さらには、連続する被写体の前と後ろをそれぞれ交点に配するという方法もあります。これは応用のひとつであり、探せばもっとさまざまなパターンがあるでしょう。三分の一構図のバリエーションは無数にあります。
「三分の一構図」=「いい写真」ではありません
カン違いしないでいただきたいのですが、被写体を画面の三分の一に配置すれば必ず「
いい写真」になるわけではありません。被写体の選択から色、明暗、光の使い方、適切な設定(シャッター速度や絞り、露出補正など)、そしてたくさん撮影した写真の中からどれを選ぶかという選択です。
デジカメ時代になってカメラマンは同じ被写体に対して数多くシャッターを切るようになっています。フィルムにも現像にも経費がかからなくなり、気楽にシャッターが切れるようになったからです。しかも、撮影後の処理も簡単です。その結果、同じような写真が10枚も20枚も残ります。その中から1枚を選び出さないといけないのです。これは結構、大変な作業になります。
四分の一構図もあり…です
三分の一という数字はアバウトでいいと前述しました。さらに、バリエーションは無数にあるとも前述しました。このふたつからいえるのは、三にこだわる必要はないということです。四でも五でもいいのです。とはいえ、「五」では二分の一構図になってしまいます。それは日の丸構図にも通じ、それはないのでは? と感じる人がいるかもしれません。しかし、日の丸構図は全面的に否定できるものではありません。被写体の選択やその他の条件によっては日の丸構図でも十分アートとして通用します。四分の一、五分の一構図でも感動を伝える写真はいくらでもあります。
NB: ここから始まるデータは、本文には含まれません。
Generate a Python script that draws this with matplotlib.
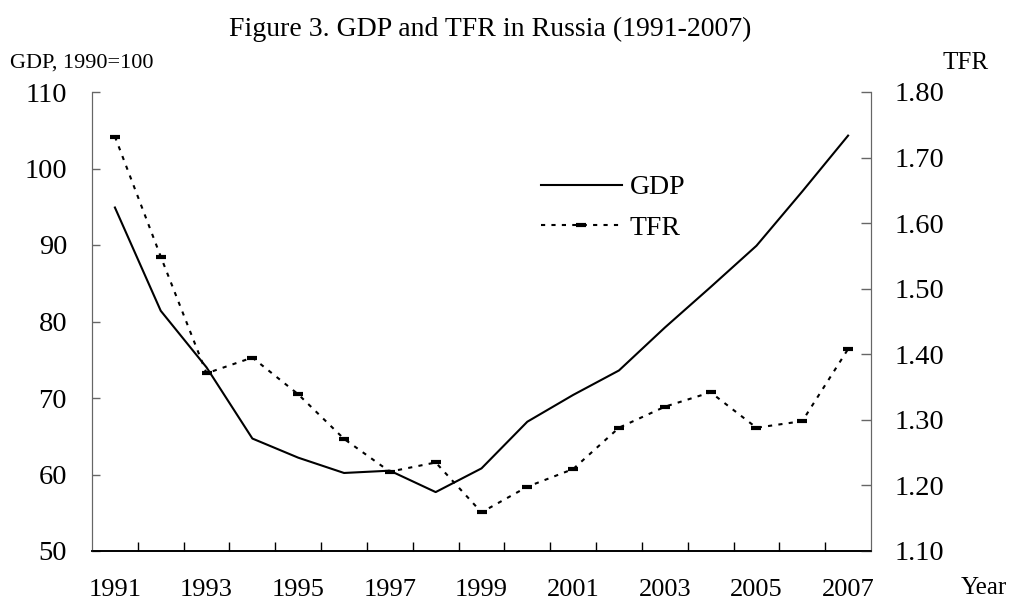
import numpy as np
import matplotlib
matplotlib.use("Agg")
import matplotlib.pyplot as plt

plt.rcParams['font.family'] = ['Liberation Serif', 'DejaVu Serif']

years = list(range(1991, 2008))
gdp = [94.9, 81.4, 74.0, 64.7, 62.2, 60.2, 60.5, 57.7, 60.8, 66.9,
       70.4, 73.6, 79.2, 84.5, 89.9, 97.0, 104.3]
tfr = [1.732, 1.549, 1.371, 1.395, 1.339, 1.271, 1.221, 1.235, 1.159, 1.198,
       1.225, 1.288, 1.320, 1.342, 1.288, 1.298, 1.408]
gdp_ticks = [50, 60, 70, 80, 90, 100, 110]
tfr_ticks = [1.10, 1.20, 1.30, 1.40, 1.50, 1.60, 1.70, 1.80]

W, H = 1011, 607
fig = plt.figure(figsize=(W / 100, H / 100), dpi=100)
left, right, top, bottom = 92, 871, 92, 551
ax = fig.add_axes([left / W, 1 - bottom / H, (right - left) / W, (bottom - top) / H])
ax2 = ax.twinx()

x = np.arange(len(years))
l1, = ax.plot(x, gdp, color='black', lw=1.5, label='GDP')
l2, = ax2.plot(x, tfr, color='black', lw=1.5, ls=(0, (2, 3)),
               marker='_', ms=7, mew=3, label='TFR')

ax.set_xlim(-0.5, len(years) - 0.5)
ax.set_ylim(50, 110)
ax2.set_ylim(1.10, 1.80)

# ticks between categories, labels on every other year
ax.set_xticks(np.arange(0.5, len(years) - 1, 1))
ax.set_xticklabels([])
ax.set_xticks(x[::2], minor=True)
ax.set_xticklabels([str(y) for y in years[::2]], minor=True)
ax.tick_params(axis='x', which='major', direction='in', length=6.5, width=1, color='black')
ax.tick_params(axis='x', which='minor', length=0, pad=20, labelsize=19)

ax.set_yticks(gdp_ticks)
ax.tick_params(axis='y', direction='in', length=6, width=1, color='#666666', pad=18, labelsize=20.5)
ax2.set_yticks(tfr_ticks)
ax2.set_yticklabels(['%.2f' % t for t in tfr_ticks])
ax2.tick_params(axis='y', direction='in', length=7, width=1, color='#666666', pad=17, labelsize=20.5)

for a in (ax, ax2):
    a.spines['top'].set_visible(False)
    a.spines['left'].set_color('#666666')
    a.spines['right'].set_color('#666666')
    a.spines['bottom'].set_color('black')
    a.spines['bottom'].set_linewidth(1.2)

fig.legend(handles=[l1, l2], loc='upper left', bbox_to_anchor=(541 / W, 1 - 175 / H),
           frameon=False, fontsize=20, handlelength=2.9, handletextpad=0.3,
           labelspacing=0.55, borderpad=0, borderaxespad=0)

fig.text(490 / W, 1 - 29 / H, 'Figure 3. GDP and TFR in Russia (1991-2007)',
         ha='center', va='center', fontsize=20)
fig.text(10 / W, 1 - 63 / H, 'GDP, 1990=100', ha='left', va='center', fontsize=16)
fig.text(966 / W, 1 - 63 / H, 'TFR', ha='center', va='center', fontsize=18)
fig.text(984 / W, 1 - 588 / H, 'Year', ha='center', va='center', fontsize=18)

fig.savefig('out.png', dpi=100)
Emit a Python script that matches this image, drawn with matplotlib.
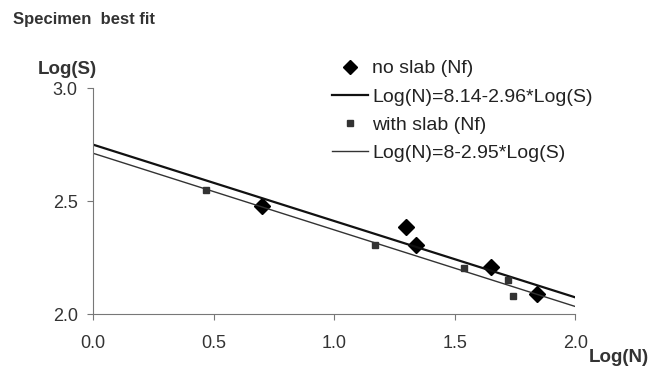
import numpy as np
import matplotlib.pyplot as plt

plt.rcParams['font.family'] = ['Liberation Sans', 'DejaVu Sans']

# measured points (Log(N), Log(S))
no_slab_logn = [0.70, 1.30, 1.34, 1.65, 1.84]
no_slab_logs = [2.48, 2.385, 2.305, 2.21, 2.088]
slab_logn = [0.47, 1.17, 1.54, 1.72, 1.74]
slab_logs = [2.55, 2.305, 2.205, 2.15, 2.08]

# best fit lines: Log(N) = a - b*Log(S)
fit_no_slab = (8.14, 2.96)
fit_slab = (8.0, 2.95)

fig = plt.figure(figsize=(6.5, 3.67), dpi=100)
ax = fig.add_axes([0.143, 0.144, 0.742, 0.616])

xs = np.array([0.0, 2.0])
h1, = ax.plot(no_slab_logn, no_slab_logs, 'D', color='black', ms=8, ls='none',
              label='no slab (Nf)')
l1, = ax.plot(xs, (fit_no_slab[0] - xs) / fit_no_slab[1], color='#111111', lw=1.6,
              label='Log(N)=8.14-2.96*Log(S)')
h2, = ax.plot(slab_logn, slab_logs, 's', color='#333333', ms=4.5, ls='none',
              label='with slab (Nf)')
l2, = ax.plot(xs, (fit_slab[0] - xs) / fit_slab[1], color='#333333', lw=1.0,
              label='Log(N)=8-2.95*Log(S)')

ax.set_xlim(0, 2.0)
ax.set_ylim(2.0, 3.0)
ax.set_xticks([0.0, 0.5, 1.0, 1.5, 2.0])
ax.set_yticks([2.0, 2.5, 3.0])
ax.xaxis.set_major_formatter(plt.FormatStrFormatter('%.1f'))
ax.yaxis.set_major_formatter(plt.FormatStrFormatter('%.1f'))
for s in ['top', 'right']:
    ax.spines[s].set_visible(False)
for s in ['left', 'bottom']:
    ax.spines[s].set_color('#777777')
ax.tick_params(colors='#777777', labelcolor='#333333', labelsize=13, length=4)
ax.tick_params(axis='x', pad=11)
ax.tick_params(axis='y', pad=7)

fig.text(0.02, 0.948, 'Specimen  best fit', fontsize=12, fontweight='bold',
         color='#333333', va='center')
fig.text(0.058, 0.811, 'Log(S)', fontsize=13.5, fontweight='bold', color='#333333',
         va='center')
fig.text(0.905, 0.027, 'Log(N)', fontsize=13.5, fontweight='bold', color='#333333',
         va='center')

fig.legend(handles=[h1, l1, h2, l2], loc='upper left', bbox_to_anchor=(0.484, 0.885),
           frameon=False, fontsize=14, handlelength=1.85, handletextpad=0.2,
           labelspacing=0.55, labelcolor='#222222', markerscale=0.85)

fig.savefig('out.png', dpi=100)
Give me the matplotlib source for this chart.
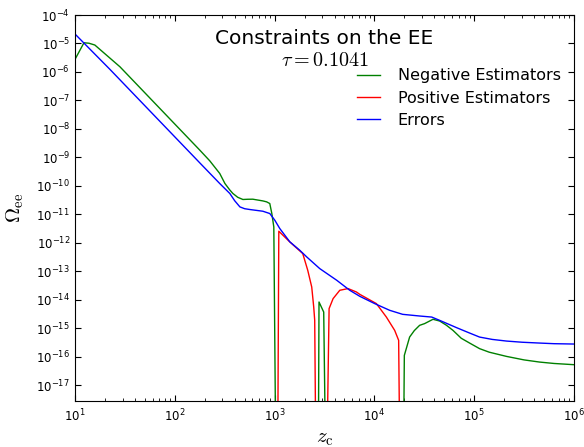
import matplotlib
matplotlib.use("Agg")
import matplotlib.pyplot as plt
from matplotlib.ticker import LogLocator

plt.rcParams['font.family'] = ['DejaVu Sans']
plt.rcParams['mathtext.fontset'] = 'cm'
plt.rcParams['axes.unicode_minus'] = False

# drop points (1e-19) mark where the curve leaves the bottom of the plot
LOW = 1e-19

neg_z = [10, 12.3, 13.8, 15.8, 28.2, 178, 224, 282, 318, 355, 382, 427, 481, 537, 605,
         762, 832, 895, 938, 982,
         1025, 2748, 2786, 3105, 3228,
         19630, 19950, 22540, 25120, 28380, 31840, 38640, 45080, 52480, 61240, 74130,
         89950, 113200, 141300, 210900, 316200, 451900, 631000, 1e6]
neg_val = [2.77e-6, 1.06e-5, 1.02e-5, 8.83e-6, 1.52e-6, 1.80e-9, 7.59e-10, 2.73e-10,
           1.21e-10, 7.24e-11, 5.41e-11, 3.98e-11, 3.33e-11, 3.39e-11, 3.41e-11,
           2.97e-11, 2.75e-11, 2.40e-11, 1.07e-11, 3.62e-12,
           LOW, LOW, 8.38e-15, 3.72e-15, LOW,
           LOW, 1.12e-16, 4.93e-16, 8.32e-16, 1.27e-15, 1.46e-15, 2.07e-15, 1.80e-15,
           1.29e-15, 8.47e-16, 4.47e-16, 3.03e-16, 1.93e-16, 1.45e-16, 1.03e-16,
           7.76e-17, 6.52e-17, 5.82e-17, 5.27e-17]

pos_z = [1076, 1102, 1419, 1914, 2148, 2355, 2466, 2523, 2582,
         3357, 3516, 3855, 4498, 5445, 6607, 7129, 10470, 13180, 15960, 17500, 17910]
pos_val = [LOW, 2.56e-12, 1.08e-12, 4.21e-13, 1.09e-13, 2.82e-14, 5.58e-15, 1.91e-15, LOW,
           LOW, 4.91e-15, 1.10e-14, 2.16e-14, 2.48e-14, 1.88e-14, 1.56e-14, 7.36e-15,
           2.48e-15, 8.47e-16, 3.78e-16, LOW]

err_z = [10, 22.4, 178, 282, 356, 398, 449, 501, 565, 762, 895, 1005, 1127, 1419, 1786,
         2099, 2831, 4198, 5662, 7129, 10070, 14220, 19190, 28380, 37500, 45080, 66680,
         89950, 113200, 151400, 210900, 302000, 451900, 631000, 1e6]
err_val = [2.15e-5, 1.23e-6, 6.43e-10, 1.21e-10, 5.40e-11, 3.02e-11, 1.83e-11, 1.58e-11,
           1.48e-11, 1.29e-11, 1.07e-11, 6.22e-12, 3.18e-12, 1.09e-12, 5.50e-13,
           3.20e-13, 1.25e-13, 4.84e-14, 2.16e-14, 1.33e-14, 7.36e-15, 4.28e-15,
           3.09e-15, 2.70e-15, 2.48e-15, 1.90e-15, 1.05e-15, 6.81e-16, 4.92e-16,
           4.07e-16, 3.56e-16, 3.24e-16, 3.03e-16, 2.88e-16, 2.80e-16]

tau = 0.1041

fig = plt.figure(figsize=(5.84, 4.47), dpi=100)
ax = fig.add_axes([75 / 584, 1 - 401 / 447, 499 / 584, 386 / 447])

ax.plot(neg_z, neg_val, color=(0, 0.5, 0), lw=1.0, label='Negative Estimators')
ax.plot(pos_z, pos_val, color='r', lw=1.0, label='Positive Estimators')
ax.plot(err_z, err_val, color='b', lw=1.0, label='Errors')

ax.set_xscale('log')
ax.set_yscale('log')
ax.set_xlim(10, 1e6)
ax.set_ylim(2.8e-18, 1e-4)
ax.yaxis.set_major_locator(LogLocator(base=10, numticks=30))

ax.tick_params(which='both', direction='in', top=True, right=True, labelsize=8.5)
ax.tick_params(which='major', length=4, width=0.8)
ax.tick_params(which='minor', length=2, width=0.6)
ax.tick_params(axis='x', pad=5)

ax.set_xlabel(r'$z_{\rm c}$', fontsize=15)
ax.set_ylabel(r'$\Omega_{\rm ee}$', fontsize=15)
ax.xaxis.set_label_coords(0.5, -0.07)
ax.yaxis.set_label_coords(-0.098, 0.5)

ax.text(0.5, 0.94, 'Constraints on the EE', transform=ax.transAxes,
        ha='center', va='center', fontsize=14.5)
ax.text(0.5, 0.883, r'$\tau = %.4f$' % tau, transform=ax.transAxes,
        ha='center', va='center', fontsize=14.5)

ax.legend(loc='upper left', bbox_to_anchor=(0.552, 0.878), frameon=False,
          fontsize=11.5, handlelength=1.45, handletextpad=1.1,
          labelspacing=0.45, borderaxespad=0)

fig.savefig('out.png', dpi=100)
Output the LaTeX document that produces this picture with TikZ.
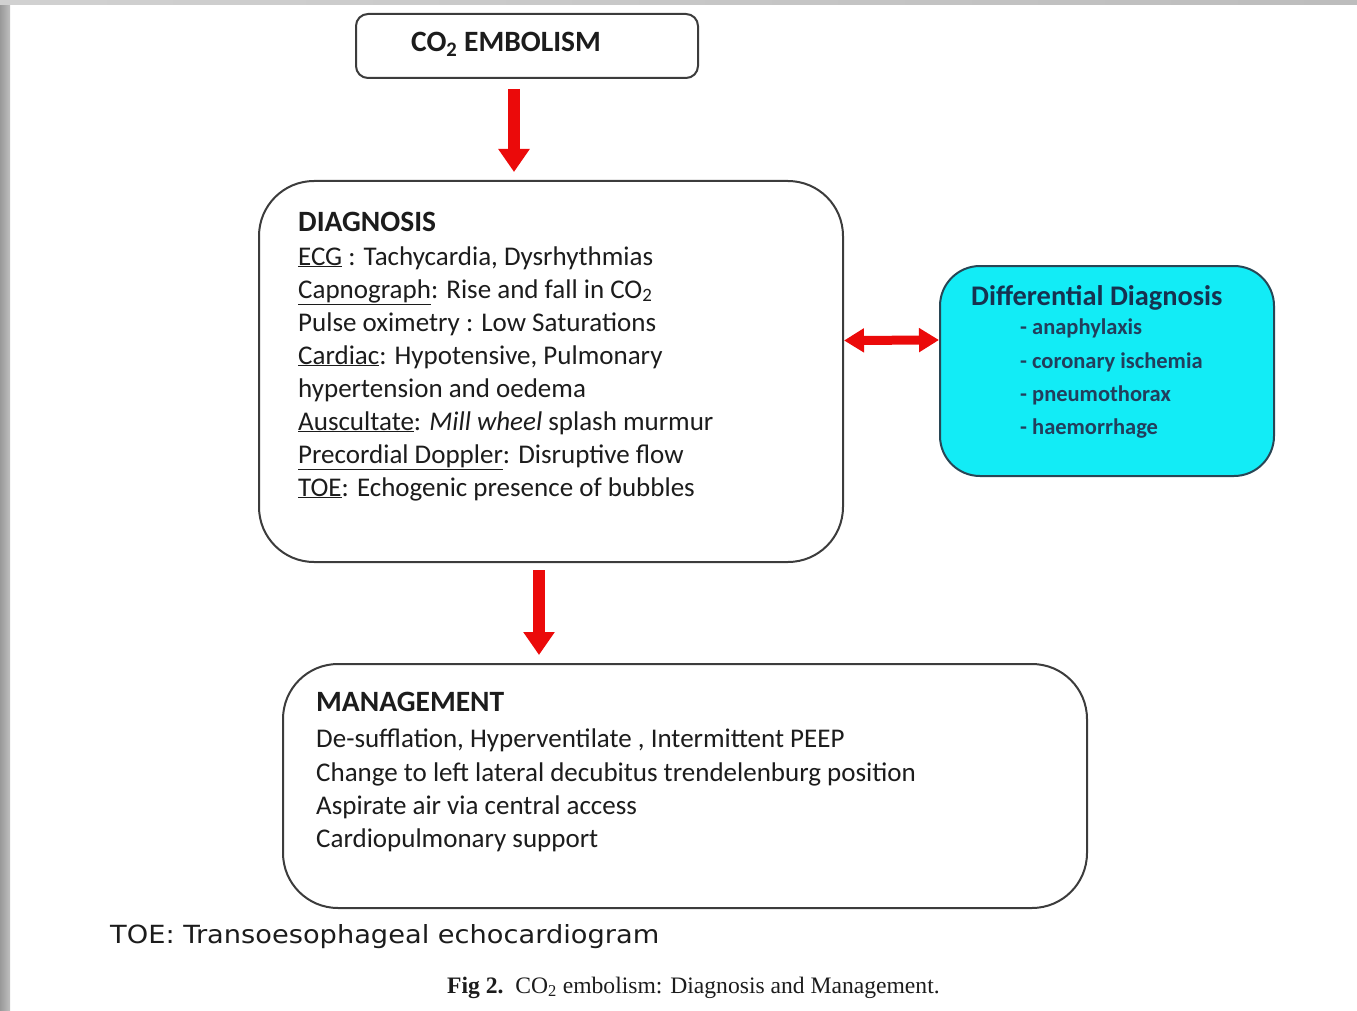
\documentclass[tikz,border=0pt]{standalone}
\usepackage{fontspec}
\setmainfont{Carlito}
\newfontfamily\footfont{DejaVu Sans}
\newfontfamily\capfont{Liberation Serif}
\usetikzlibrary{arrows.meta,calc}
\definecolor{boxline}{RGB}{60,60,60}
\definecolor{textc}{RGB}{28,28,28}
\definecolor{arrowred}{RGB}{235,10,10}
\definecolor{ddfill}{RGB}{18,236,246}
\definecolor{ddline}{RGB}{40,70,85}
\definecolor{ddtitle}{RGB}{22,50,80}
\definecolor{dditem}{RGB}{34,62,92}
\begin{document}
\begin{tikzpicture}[x=1pt,y=-1pt,
  box/.style={draw=boxline, line width=2pt, fill=white, anchor=north west, inner sep=0pt},
  txt/.style={anchor=base west, inner sep=0pt, text=textc, font=\fontsize{27}{32}\selectfont},
  hd/.style={txt, font=\bfseries\fontsize{29.5}{34}\selectfont},
  ddt/.style={anchor=base west, inner sep=0pt, text=ddtitle, font=\bfseries\fontsize{28.4}{32}\selectfont},
  ddi/.style={anchor=base west, inner sep=0pt, text=dditem, font=\bfseries\fontsize{22.5}{26}\selectfont},
  redarrow/.style={draw=arrowred, line width=12pt, -{Triangle[width=30pt,length=23pt]}},
  dblarrow/.style={draw=arrowred, line width=9pt, {Triangle[width=23pt,length=20pt]}-{Triangle[width=23pt,length=20pt]}}
]
\useasboundingbox (0,0) rectangle (1357,1011);
% grey page edges
\shade[left color=black!40, right color=black!25] (0,0) rectangle (10,1011);
\shade[left color=black!18, right color=black!26] (0,0) rectangle (1357,5);

% boxes
\node[box, rounded corners=12pt, minimum width=342pt, minimum height=64pt] (co2) at (355,13) {};
\node[box, rounded corners=55pt, minimum width=584pt, minimum height=381pt] (diag) at (258,180) {};
\node[box, rounded corners=40pt, minimum width=334pt, minimum height=210pt, fill=ddfill, draw=ddline] (dd) at (939,265) {};
\node[box, rounded corners=55pt, minimum width=804pt, minimum height=244pt] (mgmt) at (282,663) {};

% top box text
\node[hd, anchor=base] (co2t) at (506,52) {CO\textsubscript{2} EMBOLISM};

% diagnosis text
\node[hd] (d0) at (298,232) {DIAGNOSIS};
\node[txt] (d1) at (298,265) {\underline{ECG} : Tachycardia, Dysrhythmias};
\node[txt] (d2) at (298,298) {\underline{Capnograph}: Rise and fall in CO\textsubscript{2}};
\node[txt] (d3) at (298,331) {Pulse oximetry : Low Saturations};
\node[txt] (d4) at (298,364) {\underline{Cardiac}: Hypotensive, Pulmonary};
\node[txt] (d5) at (298,397) {hypertension and oedema};
\node[txt] (d6) at (298,430) {\underline{Auscultate}: \textit{Mill wheel} splash murmur};
\node[txt] (d7) at (298,463) {\underline{Precordial Doppler}: Disruptive flow};
\node[txt] (d8) at (298,496) {\underline{TOE}: Echogenic presence of bubbles};

% differential diagnosis text
\node[ddt] (dd0) at (971,305) {Differential Diagnosis};
\node[ddi] (dd1) at (1020,334) {- anaphylaxis};
\node[ddi] (dd2) at (1020,368) {- coronary ischemia};
\node[ddi] (dd3) at (1020,401) {- pneumothorax};
\node[ddi] (dd4) at (1020,434) {- haemorrhage};

% management text
\node[hd] (m0) at (316,711) {MANAGEMENT};
\node[txt] (m1) at (316,747) {De-sufflation, Hyperventilate , Intermittent PEEP};
\node[txt] (m2) at (316,781) {Change to left lateral decubitus trendelenburg position};
\node[txt] (m3) at (316,814) {Aspirate air via central access};
\node[txt] (m4) at (316,847) {Cardiopulmonary support};

% footnote and caption
\node[anchor=base west, inner sep=0pt, text=textc, font=\footfont\fontsize{25}{29}\selectfont] (foot) at (110,943) {\scalebox{1.09}[1]{TOE: Transoesophageal echocardiogram}};
\node[anchor=base west, inner sep=0pt, text=textc, font=\capfont\fontsize{23.6}{27}\selectfont] (cap) at (447,993) {\textbf{Fig 2.}\ \ CO\textsubscript{2} embolism: Diagnosis and Management.};

% arrows
\draw[redarrow] ($(co2.south)+(-13,10)$) -- ($(diag.north)+(-37,-8)$);
\draw[redarrow] ($(diag.south)+(-12,7)$) -- ($(mgmt.north)+(-146,-8)$);
\draw[dblarrow] ($(diag.east)+(0,-31)$) -- ($(dd.west)+(0,-31)$);
\end{tikzpicture}
\end{document}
ビギナーの多くが日の丸構図を撮ってしまうように、三分の一構図もまたたくさんのカメラマンが採用しています。それだけ多くの三分の一構図の写真があるということです。言い換えれば、この構図もありふれています。新鮮味を出すのは難しく、それに変化をつけるのが四分の一、五分の一構図なのです。
メインの被写体がいずれかの端に寄ると広いスペースが生まれます。そこをどのように利用するかでカメラマンの技量が発揮できるのです。広い範囲をとらえることの多い風景写真では特にその傾向が強く表れます。
オートフォーカスではピントがずれます
写真を撮るときは最初にメインの被写体にピントを合わせます。次に、被写体を三分の一の位置にずらすと、通常ならピントは中央部に合います。つまり、被写体にはピントが合わないのです。これではカメラマンの意図に反します。三分の一、四分の一に移動してもピントが合っていなければいけないのです。
それを可能にするにはマニュアルフォーカスを利用するか、またはフォーカスロックを用います。フォーカスロックは難しくありません。ピントを合わせた時点でシャッターを半押しにして、そのままでフレーミングをずらします。カメラの機種によって半押しのレベルが異なりますから、自分のカメラのシャッター深さ、固さをしっかり指に覚え込まさなくてはなりません。その点、マニュアルフォーカスにしておけば簡単です。
まとめ
ありふれていて新鮮味はありませんが、三分の一構図はマスターしておきたい構図のひとつです。これはという被写体を見つけたら、中央に置いたり、三分の一、あるいは四分の一に置いて、残りのスペースをどうするかを考えてください。そして、次の段階として、それ以外の構図を模索してみてください。